EXERCISE DESCRIPTION — Extract, unchanged, each line of the listing below from its first line through the line that contains "ax = fig.add_axes([80/598, 82/488, 509/598, 380/488])", inclusive, and nothing else.

DATA EXCERPT —
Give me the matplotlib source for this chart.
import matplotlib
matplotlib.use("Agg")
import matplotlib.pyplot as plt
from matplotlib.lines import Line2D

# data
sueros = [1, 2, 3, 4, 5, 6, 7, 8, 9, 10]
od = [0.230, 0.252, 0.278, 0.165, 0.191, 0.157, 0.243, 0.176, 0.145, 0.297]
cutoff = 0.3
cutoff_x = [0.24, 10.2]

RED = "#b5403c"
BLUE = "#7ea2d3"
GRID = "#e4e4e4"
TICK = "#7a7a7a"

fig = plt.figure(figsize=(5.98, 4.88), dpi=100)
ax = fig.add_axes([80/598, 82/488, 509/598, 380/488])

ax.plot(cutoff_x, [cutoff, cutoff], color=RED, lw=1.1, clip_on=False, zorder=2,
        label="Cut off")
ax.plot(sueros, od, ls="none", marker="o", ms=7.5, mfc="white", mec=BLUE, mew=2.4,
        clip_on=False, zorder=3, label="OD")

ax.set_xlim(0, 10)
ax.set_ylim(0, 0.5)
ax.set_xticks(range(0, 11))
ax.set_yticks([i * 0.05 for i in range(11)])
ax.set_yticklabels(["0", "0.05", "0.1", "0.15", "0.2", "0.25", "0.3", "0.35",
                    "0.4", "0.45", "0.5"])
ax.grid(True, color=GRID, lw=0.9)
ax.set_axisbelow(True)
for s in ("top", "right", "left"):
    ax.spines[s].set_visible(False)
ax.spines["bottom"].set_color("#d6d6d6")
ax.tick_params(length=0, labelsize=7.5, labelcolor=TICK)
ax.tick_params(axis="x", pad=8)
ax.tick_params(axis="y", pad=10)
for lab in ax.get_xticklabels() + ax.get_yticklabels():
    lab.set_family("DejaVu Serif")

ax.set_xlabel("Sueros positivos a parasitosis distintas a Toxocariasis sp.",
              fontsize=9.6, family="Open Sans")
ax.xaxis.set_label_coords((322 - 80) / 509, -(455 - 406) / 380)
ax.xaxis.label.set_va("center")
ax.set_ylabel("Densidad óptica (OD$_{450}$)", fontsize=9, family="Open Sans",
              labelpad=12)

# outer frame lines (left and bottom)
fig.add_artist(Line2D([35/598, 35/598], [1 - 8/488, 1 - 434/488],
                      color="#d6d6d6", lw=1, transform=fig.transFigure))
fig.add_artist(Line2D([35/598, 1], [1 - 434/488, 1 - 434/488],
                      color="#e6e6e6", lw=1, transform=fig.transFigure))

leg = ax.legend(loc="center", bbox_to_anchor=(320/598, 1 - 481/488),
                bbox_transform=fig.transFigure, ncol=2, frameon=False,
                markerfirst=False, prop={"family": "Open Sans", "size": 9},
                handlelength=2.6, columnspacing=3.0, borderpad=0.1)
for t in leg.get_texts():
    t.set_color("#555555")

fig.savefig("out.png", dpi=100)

CORRECT OUTPUT —
Give me the matplotlib source for this chart.
import matplotlib
matplotlib.use("Agg")
import matplotlib.pyplot as plt
from matplotlib.lines import Line2D

# data
sueros = [1, 2, 3, 4, 5, 6, 7, 8, 9, 10]
od = [0.230, 0.252, 0.278, 0.165, 0.191, 0.157, 0.243, 0.176, 0.145, 0.297]
cutoff = 0.3
cutoff_x = [0.24, 10.2]

RED = "#b5403c"
BLUE = "#7ea2d3"
GRID = "#e4e4e4"
TICK = "#7a7a7a"

fig = plt.figure(figsize=(5.98, 4.88), dpi=100)
ax = fig.add_axes([80/598, 82/488, 509/598, 380/488])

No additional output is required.